**PROMPT**
Output all the data exactly. Pictures do not belong in the copy.

**DATA LINES**
◆ ◆ ◆ ◆ ◆

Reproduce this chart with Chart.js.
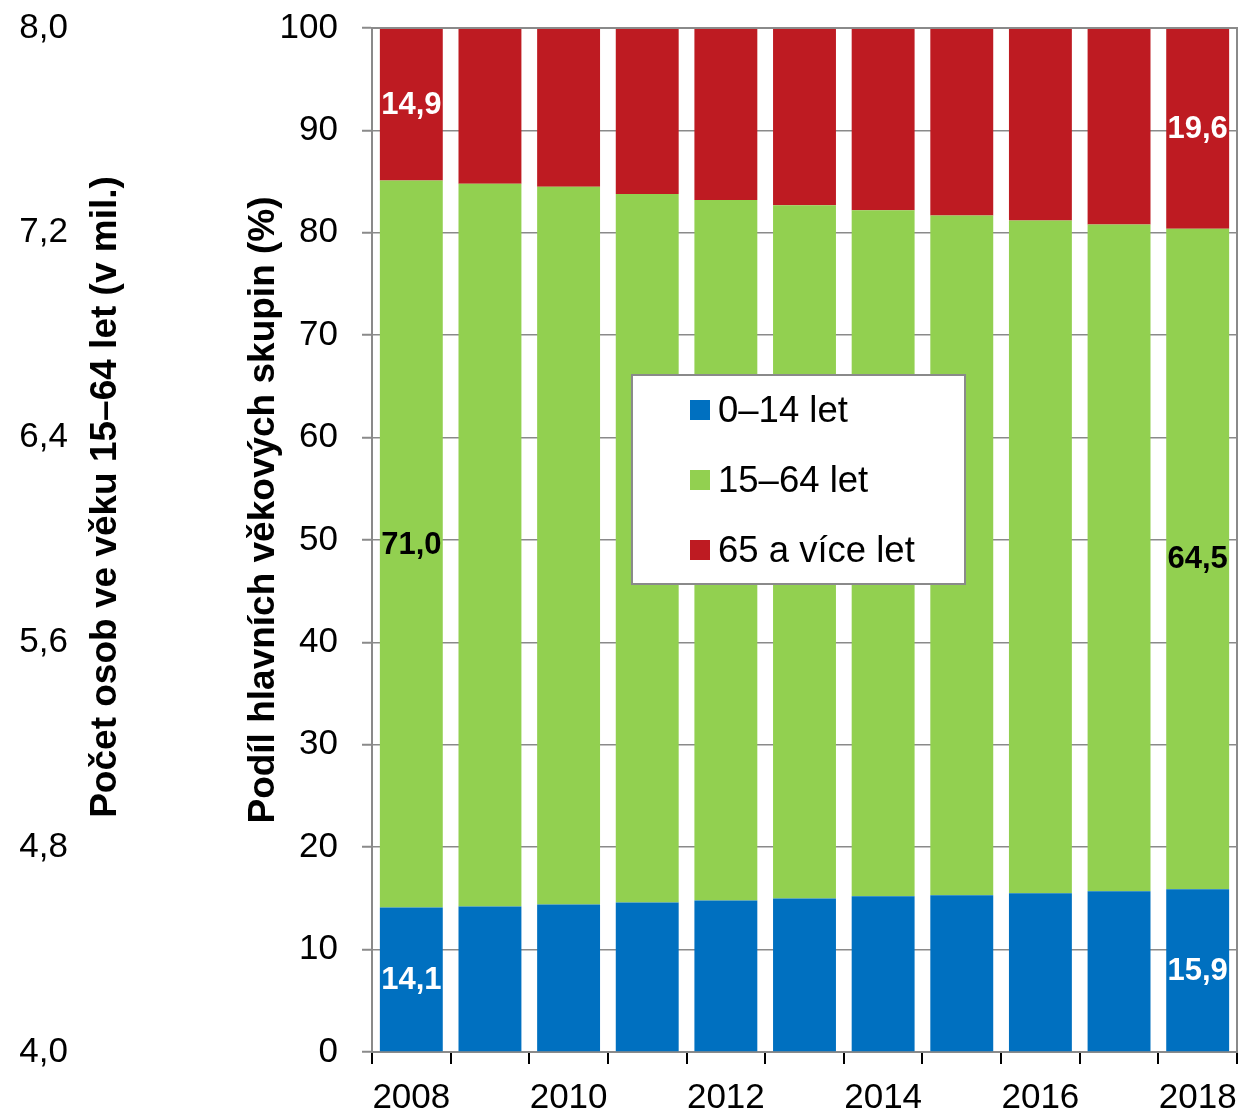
<!DOCTYPE html>
<html><head><meta charset="utf-8">
<script src="https://cdn.jsdelivr.net/npm/chart.js@4"></script>
<style>html,body{margin:0;padding:0;background:#fff}#wrap{width:1241px;height:1114px;position:relative}</style>
</head><body><div id="wrap"><canvas id="c" width="1241" height="1114"></canvas></div>
<script>
const years = ['2008','2009','2010','2011','2012','2013','2014','2015','2016','2017','2018'];
const seriesNames = ['0–14 let','15–64 let','65 a více let'];
const age0_14 = [14.1,14.2,14.4,14.6,14.8,15.0,15.2,15.3,15.5,15.7,15.9];
const age15_64 = [71.0,70.6,70.1,69.2,68.4,67.7,67.0,66.4,65.7,65.1,64.5];
const age65plus = [14.9,15.2,15.5,16.2,16.8,17.3,17.8,18.3,18.8,19.2,19.6];
const percentTicks = ['0','10','20','30','40','50','60','70','80','90','100'];
const countTicks = ['4,0','4,8','5,6','6,4','7,2','8,0'];
const titlePercent = 'Podíl hlavních věkových skupin (%)';
const titleCount = 'Počet osob ve věku 15–64 let (v mil.)';

const FONT = "'Liberation Sans', Arial, sans-serif";
const colors = ['#0070C0','#92D050','#BE1B22'];
const labelColors = ['#ffffff','#000000','#ffffff'];
const GREY = '#8a8a8a';

const framePlugin = {
  id:'frame',
  afterDatasetsDraw(chart){
    const {ctx, chartArea:a} = chart;
    ctx.save();
    ctx.strokeStyle = GREY; ctx.lineWidth = 2;
    ctx.beginPath();
    ctx.moveTo(a.left, a.top); ctx.lineTo(a.right, a.top); ctx.lineTo(a.right, a.bottom);
    ctx.stroke();
    ctx.restore();
  }
};

const labelPlugin = {
  id:'valueLabels',
  afterDatasetsDraw(chart){
    const ctx = chart.ctx;
    ctx.save();
    ctx.font = "bold 31px " + FONT;
    ctx.textAlign = 'center'; ctx.textBaseline = 'middle';
    chart.data.datasets.forEach((ds, i) => {
      const meta = chart.getDatasetMeta(i);
      [0, ds.data.length - 1].forEach(idx => {
        const el = meta.data[idx];
        const p = el.getProps(['x','y','base'], true);
        ctx.fillStyle = labelColors[i];
        ctx.fillText(ds.data[idx].toFixed(1).replace('.', ','), p.x, (p.y + p.base) / 2 + 1);
      });
    });
    ctx.restore();
  }
};

const legendPlugin = {
  id:'boxLegend',
  afterDraw(chart){
    const {ctx, chartArea:a} = chart;
    const x0 = a.left + 260, y0 = a.top + 347, w = 333, h = 209;
    ctx.save();
    ctx.fillStyle = '#fff'; ctx.fillRect(x0, y0, w, h);
    ctx.strokeStyle = GREY; ctx.lineWidth = 2; ctx.strokeRect(x0, y0, w, h);
    ctx.font = "36.5px " + FONT; ctx.textBaseline = 'middle'; ctx.textAlign = 'left';
    chart.data.datasets.forEach((ds, i) => {
      const cy = y0 + 35 + i * 70;
      ctx.fillStyle = ds.backgroundColor;
      ctx.fillRect(x0 + 58, cy - 10, 20, 20);
      ctx.fillStyle = '#000';
      ctx.fillText(ds.label, x0 + 86, cy + 2);
    });
    ctx.restore();
  }
};

const titleShift = {
  id:'titleShift',
  afterLayout(chart){
    const c = chart.scales.yCountTitle; c.bottom -= 86;
    const p = chart.scales.yPercentTitle; p.bottom -= 60;
  }
};

const noPad = s => { s.paddingTop = 0; s.paddingBottom = 0; s.paddingLeft = 0; s.paddingRight = 0; };

const titleAxis = (text, weight, width, pad) => ({
  type:'linear', position:'left', weight: weight,
  grid:{display:false, drawTicks:false, tickLength:0},
  border:{display:false},
  ticks:{display:false},
  title:{display:true, text:text, color:'#000', font:{family:FONT, size:37, weight:'bold'}, padding:{top:pad, bottom:0}},
  afterFit(s){ s.width = width; noPad(s); }
});

new Chart(document.getElementById('c'), {
  type:'bar',
  data:{
    labels: years,
    datasets:[
      {label:seriesNames[0], data:age0_14, backgroundColor:colors[0]},
      {label:seriesNames[1], data:age15_64, backgroundColor:colors[1]},
      {label:seriesNames[2], data:age65plus, backgroundColor:colors[2]}
    ]
  },
  options:{
    responsive:false, animation:false, devicePixelRatio:1,
    layout:{padding:{top:28, right:4, left:0, bottom:0}},
    datasets:{bar:{categoryPercentage:1.0, barPercentage:0.8, borderWidth:0}},
    plugins:{legend:{display:false}, tooltip:{enabled:false}},
    scales:{
      x:{
        stacked:true,
        grid:{offset:true, drawOnChartArea:false, tickLength:12, tickColor:'#000', lineWidth:2},
        border:{display:true, color:GREY, width:2},
        ticks:{autoSkip:false, maxRotation:0, padding:13, color:'#000', font:{family:FONT, size:35},
          callback:(v, i) => (i % 2 === 0 ? years[i] : '')},
        afterFit(s){ s.height = 62; noPad(s); }
      },
      y:{
        stacked:true, position:'left', weight:0, min:0, max:100,
        grid:{color:GREY, lineWidth:1.5, borderDash:[1.5,2.5], tickLength:10, tickColor:GREY, tickBorderDash:[], tickWidth:2},
        border:{display:true, color:GREY, width:2},
        ticks:{stepSize:10, padding:24, color:'#000', font:{family:FONT, size:35},
          callback:(v, i) => percentTicks[i]},
        afterFit(s){ s.width = 90; noPad(s); }
      },
      yPercentTitle: titleAxis(titlePercent, 1, 40, 0),
      yCountTitle: titleAxis(titleCount, 2, 162, 4),
      y2:{
        type:'linear', position:'left', weight:3, min:4, max:8,
        grid:{display:false, drawTicks:false, tickLength:0},
        border:{display:false},
        ticks:{stepSize:0.8, padding:12, color:'#000', font:{family:FONT, size:35},
          callback:(v, i) => countTicks[i]},
        afterFit(s){ s.width = 80; noPad(s); }
      }
    }
  },
  plugins:[titleShift, framePlugin, labelPlugin, legendPlugin]
});
</script>
</body></html>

◆ ◆ ◆ ◆ ◆

**WRITTEN SOLUTION**
Reproduce this chart with Chart.js.
<!DOCTYPE html>
<html><head><meta charset="utf-8">
<script src="https://cdn.jsdelivr.net/npm/chart.js@4"></script>
<style>html,body{margin:0;padding:0;background:#fff}#wrap{width:1241px;height:1114px;position:relative}</style>
</head><body><div id="wrap"><canvas id="c" width="1241" height="1114"></canvas></div>
<script>
const years = ['2008','2009','2010','2011','2012','2013','2014','2015','2016','2017','2018'];
const seriesNames = ['0–14 let','15–64 let','65 a více let'];
const age0_14 = [14.1,14.2,14.4,14.6,14.8,15.0,15.2,15.3,15.5,15.7,15.9];
const age15_64 = [71.0,70.6,70.1,69.2,68.4,67.7,67.0,66.4,65.7,65.1,64.5];
const age65plus = [14.9,15.2,15.5,16.2,16.8,17.3,17.8,18.3,18.8,19.2,19.6];
const percentTicks = ['0','10','20','30','40','50','60','70','80','90','100'];
const countTicks = ['4,0','4,8','5,6','6,4','7,2','8,0'];
const titlePercent = 'Podíl hlavních věkových skupin (%)';
const titleCount = 'Počet osob ve věku 15–64 let (v mil.)';

const FONT = "'Liberation Sans', Arial, sans-serif";
const colors = ['#0070C0','#92D050','#BE1B22'];
const labelColors = ['#ffffff','#000000','#ffffff'];
const GREY = '#8a8a8a';

const framePlugin = {
  id:'frame',
  afterDatasetsDraw(chart){
    const {ctx, chartArea:a} = chart;
    ctx.save();
    ctx.strokeStyle = GREY; ctx.lineWidth = 2;
    ctx.beginPath();
    ctx.moveTo(a.left, a.top); ctx.lineTo(a.right, a.top); ctx.lineTo(a.right, a.bottom);
    ctx.stroke();
    ctx.restore();
  }
};

const labelPlugin = {
  id:'valueLabels',
  afterDatasetsDraw(chart){
    const ctx = chart.ctx;
    ctx.save();
    ctx.font = "bold 31px " + FONT;
    ctx.textAlign = 'center'; ctx.textBaseline = 'middle';
    chart.data.datasets.forEach((ds, i) => {
      const meta = chart.getDatasetMeta(i);
      [0, ds.data.length - 1].forEach(idx => {
        const el = meta.data[idx];
        const p = el.getProps(['x','y','base'], true);
        ctx.fillStyle = labelColors[i];
        ctx.fillText(ds.data[idx].toFixed(1).replace('.', ','), p.x, (p.y + p.base) / 2 + 1);
      });
    });
    ctx.restore();
  }
};

const legendPlugin = {
  id:'boxLegend',
  afterDraw(chart){
    const {ctx, chartArea:a} = chart;
    const x0 = a.left + 260, y0 = a.top + 347, w = 333, h = 209;
    ctx.save();
    ctx.fillStyle = '#fff'; ctx.fillRect(x0, y0, w, h);
    ctx.strokeStyle = GREY; ctx.lineWidth = 2; ctx.strokeRect(x0, y0, w, h);
    ctx.font = "36.5px " + FONT; ctx.textBaseline = 'middle'; ctx.textAlign = 'left';
    chart.data.datasets.forEach((ds, i) => {
      const cy = y0 + 35 + i * 70;
      ctx.fillStyle = ds.backgroundColor;
      ctx.fillRect(x0 + 58, cy - 10, 20, 20);
      ctx.fillStyle = '#000';
      ctx.fillText(ds.label, x0 + 86, cy + 2);
    });
    ctx.restore();
  }
};

const titleShift = {
  id:'titleShift',
  afterLayout(chart){
    const c = chart.scales.yCountTitle; c.bottom -= 86;
    const p = chart.scales.yPercentTitle; p.bottom -= 60;
  }
};

const noPad = s => { s.paddingTop = 0; s.paddingBottom = 0; s.paddingLeft = 0; s.paddingRight = 0; };

const titleAxis = (text, weight, width, pad) => ({
  type:'linear', position:'left', weight: weight,
  grid:{display:false, drawTicks:false, tickLength:0},
  border:{display:false},
  ticks:{display:false},
  title:{display:true, text:text, color:'#000', font:{family:FONT, size:37, weight:'bold'}, padding:{top:pad, bottom:0}},
  afterFit(s){ s.width = width; noPad(s); }
});

new Chart(document.getElementById('c'), {
  type:'bar',
  data:{
    labels: years,
    datasets:[
      {label:seriesNames[0], data:age0_14, backgroundColor:colors[0]},
      {label:seriesNames[1], data:age15_64, backgroundColor:colors[1]},
      {label:seriesNames[2], data:age65plus, backgroundColor:colors[2]}
    ]
  },
  options:{
    responsive:false, animation:false, devicePixelRatio:1,
    layout:{padding:{top:28, right:4, left:0, bottom:0}},
    datasets:{bar:{categoryPercentage:1.0, barPercentage:0.8, borderWidth:0}},
    plugins:{legend:{display:false}, tooltip:{enabled:false}},
    scales:{
      x:{
        stacked:true,
        grid:{offset:true, drawOnChartArea:false, tickLength:12, tickColor:'#000', lineWidth:2},
        border:{display:true, color:GREY, width:2},
        ticks:{autoSkip:false, maxRotation:0, padding:13, color:'#000', font:{family:FONT, size:35},
          callback:(v, i) => (i % 2 === 0 ? years[i] : '')},
        afterFit(s){ s.height = 62; noPad(s); }
      },
      y:{
        stacked:true, position:'left', weight:0, min:0, max:100,
        grid:{color:GREY, lineWidth:1.5, borderDash:[1.5,2.5], tickLength:10, tickColor:GREY, tickBorderDash:[], tickWidth:2},
        border:{display:true, color:GREY, width:2},
        ticks:{stepSize:10, padding:24, color:'#000', font:{family:FONT, size:35},
          callback:(v, i) => percentTicks[i]},
        afterFit(s){ s.width = 90; noPad(s); }
      },
      yPercentTitle: titleAxis(titlePercent, 1, 40, 0),
      yCountTitle: titleAxis(titleCount, 2, 162, 4),
      y2:{
        type:'linear', position:'left', weight:3, min:4, max:8,
        grid:{display:false, drawTicks:false, tickLength:0},
        border:{display:false},
        ticks:{stepSize:0.8, padding:12, color:'#000', font:{family:FONT, size:35},
          callback:(v, i) => countTicks[i]},
        afterFit(s){ s.width = 80; noPad(s); }
      }
    }
  },
  plugins:[titleShift, framePlugin, labelPlugin, legendPlugin]
});
</script>
</body></html>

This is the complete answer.